Improved transportation links will assist further economic growth in the region, as Cambodia’s economy continues to improve, officials said yesterday.
Ministers from Cambodia as well as China, Laos, Vietnam, Thailand and Myanmar met yesterday at the 17th Greater Mekong Subregion Ministerial Conference held in Phnom Penh, highlighting areas such as infrastructure and tourism as ripe for increased cooperation.
“With primary road transport corridors mostly completed, we are now turning our attention to widen them through linked feeder and rural road networks while also recognising the need for stronger focus on railway connectivity,” a joint statement said.
Plans are underway to establish a GMS Railway Coordination Office to promote “coordination of the railway development plans of the GMS countries”, according to the statement.
Chinese experts have pegged the cost for a Phnom Penh to Vietnam rail link at US$686 million, which would bridge the largest gap for the planned Singapore to Kunming, China, railroad.
The ministers also highlighted the region’s rapid recovery from the global economic crisis, noting the “Asian region is seen as leading the world recovery from this worst recession in three quarters of a century” in the joint statement.
Cambodia’s GDP is poised to grow by about 8 percent in 2011, Commerce Minister Cham Prasidh said.
While the overall Cambodian economy was improving, it still faces challenges in some areas such as human resource, he said.
“Although more people are now attending university, graduates can not always fulfil the needs of investors and an increasing number of the population are leaving the country to find work elsewhere,” he said.
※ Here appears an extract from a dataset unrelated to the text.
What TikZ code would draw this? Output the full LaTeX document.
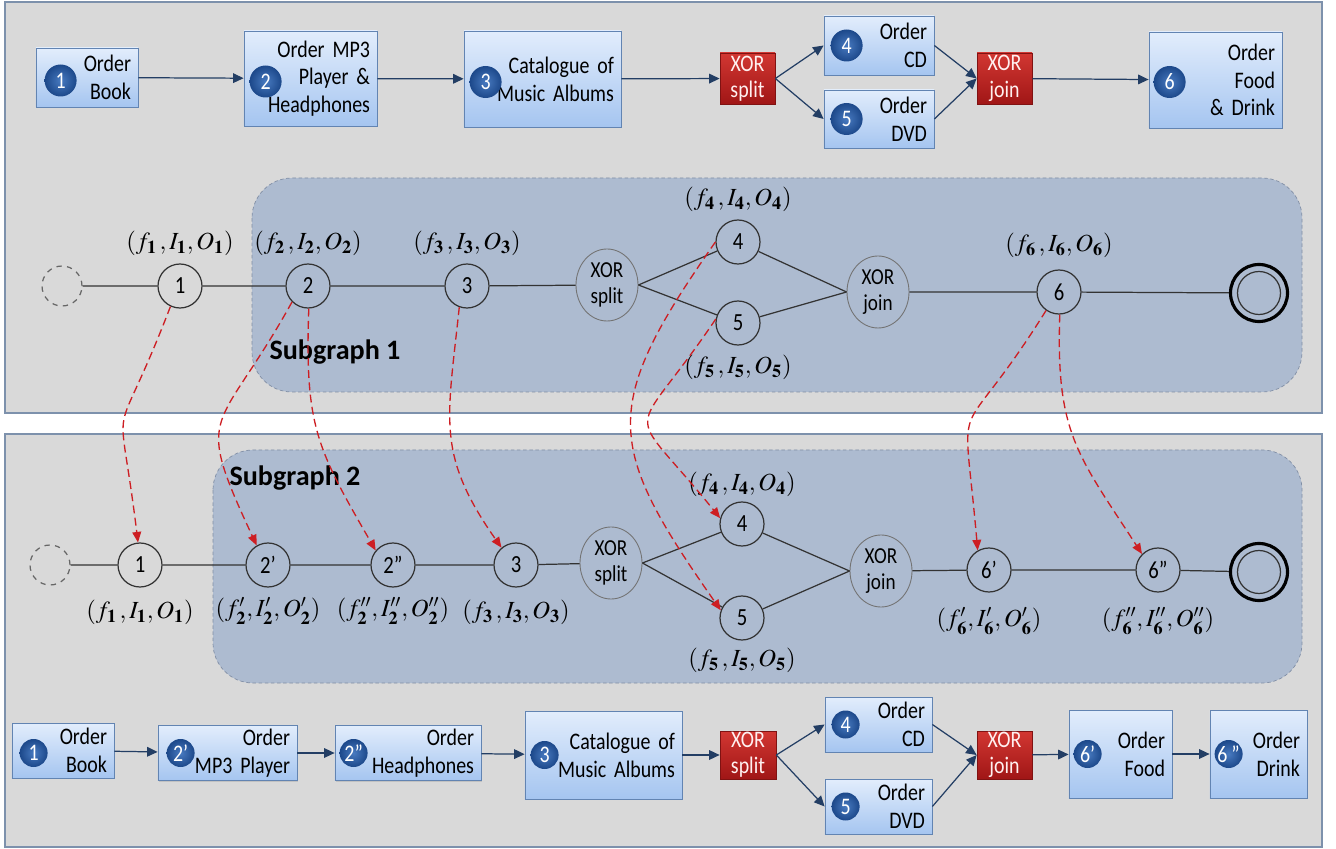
\documentclass[tikz,border=0pt]{standalone}
\usepackage{mathptmx}
\usepackage[no-math]{fontspec}
\setmainfont{Carlito}[FakeStretch=0.84]
\newfontfamily\subfont{Carlito}
\usetikzlibrary{arrows.meta,positioning,shapes.geometric,shadows}

\definecolor{panelgray}{RGB}{217,217,217}
\definecolor{panelline}{RGB}{125,145,172}
\definecolor{subfill}{RGB}{173,187,208}
\definecolor{subline}{RGB}{128,142,165}
\definecolor{tasktop}{RGB}{226,237,252}
\definecolor{taskbot}{RGB}{165,197,240}
\definecolor{taskline}{RGB}{98,132,178}
\definecolor{badgein}{RGB}{72,122,192}
\definecolor{badgeout}{RGB}{28,72,138}
\definecolor{xortop}{RGB}{210,55,50}
\definecolor{xorbot}{RGB}{160,22,22}
\definecolor{flowline}{RGB}{35,62,100}
\definecolor{mapred}{RGB}{205,30,35}

\newcommand{\fio}[1]{$(f_{\mathbf{#1}}\,,I_{\mathbf{#1}},O_{\mathbf{#1}})$}
\newcommand{\fiop}[2]{$(f^{#1}_{\mathbf{#2}},I^{#1}_{\mathbf{#2}},O^{#1}_{\mathbf{#2}})$}

\begin{document}
\begin{tikzpicture}[
		task/.style={draw=taskline, top color=tasktop, bottom color=taskbot, align=right, inner xsep=4pt, inner ysep=2pt, font=\fontsize{13.5}{15.8}\selectfont, drop shadow={opacity=0.25, shadow xshift=0.6pt, shadow yshift=-0.8pt}},
		xorbox/.style={draw=xorbot!80!black, top color=xortop, bottom color=xorbot, text=red!6, align=center, inner sep=0pt, font=\fontsize{13.5}{15}\selectfont, drop shadow={opacity=0.25, shadow xshift=0.6pt, shadow yshift=-0.8pt}},
		badge/.style={circle, inner sep=0pt, minimum size=0.64cm, inner color=badgein, outer color=badgeout, text=white, font=\fontsize{13.5}{15}\selectfont},
		flow/.style={flowline, line width=0.7pt, -{Triangle[length=6pt, width=5.5pt]}},
		act/.style={circle, draw=black!80, line width=0.7pt, minimum size=0.88cm, inner sep=0pt, font=\fontsize{14}{16}\selectfont},
		gate/.style={ellipse, draw=black!55, line width=0.5pt, minimum width=1.24cm, minimum height=1.44cm, inner sep=0pt, align=center, font=\fontsize{13}{15}\selectfont},
		link/.style={black!80, line width=0.7pt},
		tuple/.style={inner sep=0pt, font=\fontsize{14}{16}\selectfont},
		mapto/.style={mapred, line width=0.75pt, dash pattern=on 4.5pt off 2.5pt, -{Triangle[length=6pt, width=5pt]}},
		sublabel/.style={font=\fontsize{16}{18}\selectfont\subfont\bfseries}
	]
	\useasboundingbox (0,0) rectangle (26.72,-16.98);

	% the two panels and their subgraphs
	\filldraw[fill=panelgray, draw=panelline, line width=0.8pt] (0.1,-0.04) rectangle (26.44,-8.26);
	\filldraw[fill=panelgray, draw=panelline, line width=0.8pt] (0.1,-8.68) rectangle (26.44,-16.94);
	\filldraw[fill=subfill, draw=subline, line width=0.4pt, dash pattern=on 2pt off 1.5pt, rounded corners=0.8cm] (5.04,-3.56) rectangle (26.04,-7.84);
	\filldraw[fill=subfill, draw=subline, line width=0.4pt, dash pattern=on 2pt off 1.5pt, rounded corners=0.8cm] (4.26,-9.0) rectangle (26.04,-13.66);
	\node[sublabel] (s1) at (6.70,-7.04) {Subgraph 1};
	\node[sublabel] (s2) at (5.90,-9.56) {Subgraph 2};

	% process on top
	\node[task, text width=1.76cm, minimum height=1.18cm] (t1) at (1.74,-1.55) {Order\\Book};
	\node[task, text width=2.38cm, minimum height=1.90cm] (t2) at (6.21,-1.57) {Order MP3\\Player \&\\Headphones};
	\node[task, text width=2.86cm, minimum height=1.92cm] (t3) at (10.85,-1.58) {Catalogue of\\Music Albums};
	\node[xorbox, minimum width=1.10cm, minimum height=1.02cm] (ts) at (14.95,-1.57) {XOR\\split};
	\node[task, text width=1.92cm, minimum height=1.18cm] (t4) at (17.58,-0.91) {Order\\CD};
	\node[task, text width=1.92cm, minimum height=1.16cm] (t5) at (17.58,-2.38) {Order\\DVD};
	\node[xorbox, minimum width=1.10cm, minimum height=1.02cm] (tj) at (20.09,-1.57) {XOR\\join};
	\node[task, text width=2.38cm, minimum height=1.92cm] (t6) at (24.31,-1.60) {Order\\Food\\\& Drink};
	\node[badge] (t1n) at ([xshift=0.50cm, yshift=-0.06cm]t1.west) {1};
	\node[badge] (t2n) at ([xshift=0.44cm, yshift=-0.06cm]t2.west) {2};
	\node[badge] (t3n) at ([xshift=0.44cm, yshift=-0.06cm]t3.west) {3};
	\node[badge] (t4n) at ([xshift=0.46cm]t4.west) {4};
	\node[badge] (t5n) at ([xshift=0.46cm]t5.west) {5};
	\node[badge] (t6n) at ([xshift=0.42cm, yshift=-0.04cm]t6.west) {6};
	\draw[flow] (t1) -- (t2);
	\draw[flow] (t2) -- (t3);
	\draw[flow] (t3) -- (ts);
	\draw[flow] (ts.east) -- (t4.west);
	\draw[flow] (ts.east) -- (t5.west);
	\draw[flow] (t4.east) -- (tj.west);
	\draw[flow] (t5.east) -- (tj.west);
	\draw[flow] (tj) -- (t6);

	% graph of the top process
	\node[act, dashed, draw=black!60, minimum size=0.8cm] (gs) at (1.24,-5.72) {};
	\node[act] (g1) at (3.6,-5.72) {1};
	\node[act] (g2) at (6.16,-5.72) {2};
	\node[act] (g3) at (9.34,-5.72) {3};
	\node[gate] (gsp) at (12.14,-5.70) {XOR\\split};
	\node[act] (g4) at (14.76,-4.84) {4};
	\node[act] (g5) at (14.76,-6.46) {5};
	\node[gate] (gj) at (17.56,-5.84) {XOR\\join};
	\node[act] (g6) at (21.18,-5.84) {6};
	\node[act, draw=black, line width=1.8pt, minimum size=1.14cm] (ge) at (25.18,-5.86) {};
	\node[act, minimum size=0.86cm] (gei) at (ge) {};
	\draw[link] (gs) -- (g1) -- (g2) -- (g3) -- (gsp);
	\draw[link] (gsp.east) -- (g4) -- (gj.west);
	\draw[link] (gsp.east) -- (g5) -- (gj.west);
	\draw[link] (gj) -- (g6) -- (ge);
	\node[tuple, above=0.15cm of g1] (l1) {\fio{1}};
	\node[tuple, above=0.15cm of g2] (l2) {\fio{2}};
	\node[tuple, above=0.15cm of g3] (l3) {\fio{3}};
	\node[tuple, above=0.15cm of g4] (l4) {\fio{4}};
	\node[tuple, below=0.19cm of g5] (l5) {\fio{5}};
	\node[tuple, above=0.23cm of g6] (l6) {\fio{6}};

	% graph of the bottom process
	\node[act, dashed, draw=black!60, minimum size=0.8cm] (hs) at (1.0,-11.3) {};
	\node[act] (h1) at (2.8,-11.3) {1};
	\node[act] (h2a) at (5.36,-11.3) {2'};
	\node[act] (h2b) at (7.86,-11.3) {2''};
	\node[act] (h3) at (10.32,-11.3) {3};
	\node[gate] (hsp) at (12.22,-11.26) {XOR\\split};
	\node[act] (h4) at (14.84,-10.48) {4};
	\node[act] (h5) at (14.84,-12.36) {5};
	\node[gate] (hj) at (17.62,-11.42) {XOR\\join};
	\node[act] (h6a) at (19.78,-11.40) {6'};
	\node[act] (h6b) at (23.16,-11.40) {6''};
	\node[act, draw=black, line width=1.8pt, minimum size=1.14cm] (he) at (25.18,-11.44) {};
	\node[act, minimum size=0.86cm] (hei) at (he) {};
	\draw[link] (hs) -- (h1) -- (h2a) -- (h2b) -- (h3) -- (hsp);
	\draw[link] (hsp.east) -- (h4) -- (hj.west);
	\draw[link] (hsp.east) -- (h5) -- (hj.west);
	\draw[link] (hj) -- (h6a) -- (h6b) -- (he);
	\node[tuple, below=0.25cm of h1] (m1) {\fio{1}};
	\node[tuple, below=0.2cm of h2a] (m2a) {\fiop{\prime}{2}};
	\node[tuple, below=0.2cm of h2b] (m2b) {\fiop{\prime\prime}{2}};
	\node[tuple, below=0.25cm of h3] (m3) {\fio{3}};
	\node[tuple, above=0.09cm of h4] (m4) {\fio{4}};
	\node[tuple, below=0.15cm of h5] (m5) {\fio{5}};
	\node[tuple, below=0.3cm of h6a] (m6a) {\fiop{\prime}{6}};
	\node[tuple, below=0.3cm of h6b] (m6b) {\fiop{\prime\prime}{6}};

	% process at the bottom
	\node[task, text width=1.76cm, minimum height=1.10cm] (b1) at (1.26,-15.01) {Order\\Book};
	\node[task, text width=2.50cm, minimum height=1.08cm] (b2a) at (4.55,-15.06) {Order\\MP3 Player};
	\node[task, text width=2.64cm, minimum height=1.08cm] (b2b) at (8.16,-15.06) {Order\\Headphones};
	\node[task, text width=2.86cm, minimum height=1.76cm] (b3) at (12.07,-15.10) {Catalogue of\\Music Albums};
	\node[xorbox, minimum width=1.12cm, minimum height=0.96cm] (bs) at (14.96,-15.10) {XOR\\split};
	\node[task, text width=1.86cm, minimum height=1.10cm] (b4) at (17.57,-14.49) {Order\\CD};
	\node[task, text width=1.86cm, minimum height=1.10cm] (b5) at (17.57,-16.13) {Order\\DVD};
	\node[xorbox, minimum width=1.10cm, minimum height=0.96cm] (bj) at (20.09,-15.10) {XOR\\join};
	\node[task, text width=1.78cm, minimum height=1.76cm] (b6a) at (22.41,-15.08) {Order\\Food};
	\node[task, text width=1.66cm, minimum height=1.76cm] (b6b) at (25.17,-15.08) {Order\\Drink};
	\node[badge, minimum size=0.56cm] (b1n) at ([xshift=0.44cm, yshift=-0.05cm]b1.west) {1};
	\node[badge, minimum size=0.56cm] (b2an) at ([xshift=0.46cm]b2a.west) {2'};
	\node[badge, minimum size=0.56cm] (b2bn) at ([xshift=0.38cm]b2b.west) {2''};
	\node[badge, minimum size=0.56cm] (b3n) at ([xshift=0.40cm]b3.west) {3};
	\node[badge, minimum size=0.56cm] (b4n) at ([xshift=0.42cm]b4.west) {4};
	\node[badge, minimum size=0.56cm] (b5n) at ([xshift=0.42cm]b5.west) {5};
	\node[badge, minimum size=0.56cm] (b6an) at ([xshift=0.38cm]b6a.west) {6'};
	\node[badge, minimum size=0.56cm] (b6bn) at ([xshift=0.38cm]b6b.west) {6\,''};
	\draw[flow] (b1) -- (b2a);
	\draw[flow] (b2a) -- (b2b);
	\draw[flow] (b2b) -- (b3);
	\draw[flow] (b3) -- (bs);
	\draw[flow] (bs.east) -- (b4.west);
	\draw[flow] (bs.east) -- (b5.west);
	\draw[flow] (b4.east) -- (bj.west);
	\draw[flow] (b5.east) -- (bj.west);
	\draw[flow] (bj) -- (b6a);
	\draw[flow] (b6a) -- (b6b);

	% how the tasks are split between the two graphs
	\draw[mapto] (g1.245) to[out=249, in=97, looseness=1.8] (h1.95);
	\draw[mapto] (g2.225) to[out=241, in=115, looseness=1.6] (h2a.120);
	\draw[mapto] (g2.272) to[out=268, in=120, looseness=1.2] (h2b.140);
	\draw[mapto] (g3.250) to[out=264, in=125, looseness=1.2] (h3.130);
	\draw[mapto] (g4.180) to[out=235, in=125, looseness=1.4] (h5.160);
	\draw[mapto] (g5.170) to[out=236, in=129, looseness=2] (h4.165);
	\draw[mapto] (g6.235) to[out=238, in=95, looseness=1.8] (h6a.120);
	\draw[mapto] (g6.272) to[out=268, in=123, looseness=1.2] (h6b.135);
\end{tikzpicture}
\end{document}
The GMS ministers also pledged increased cooperation on tourism, which had been a key economic driver for the region.
“We are pleased that tourism has remained resilient despite the global economic downturn and expect it to benefit from increased growth and investment in the year ahead,” said Asian Development Bank Vice President Bindu Lohani at the press conference yesterday.
Cambodia’s tourism sector was on pace for growth of about 20 percent this year, said Cham Prasidh.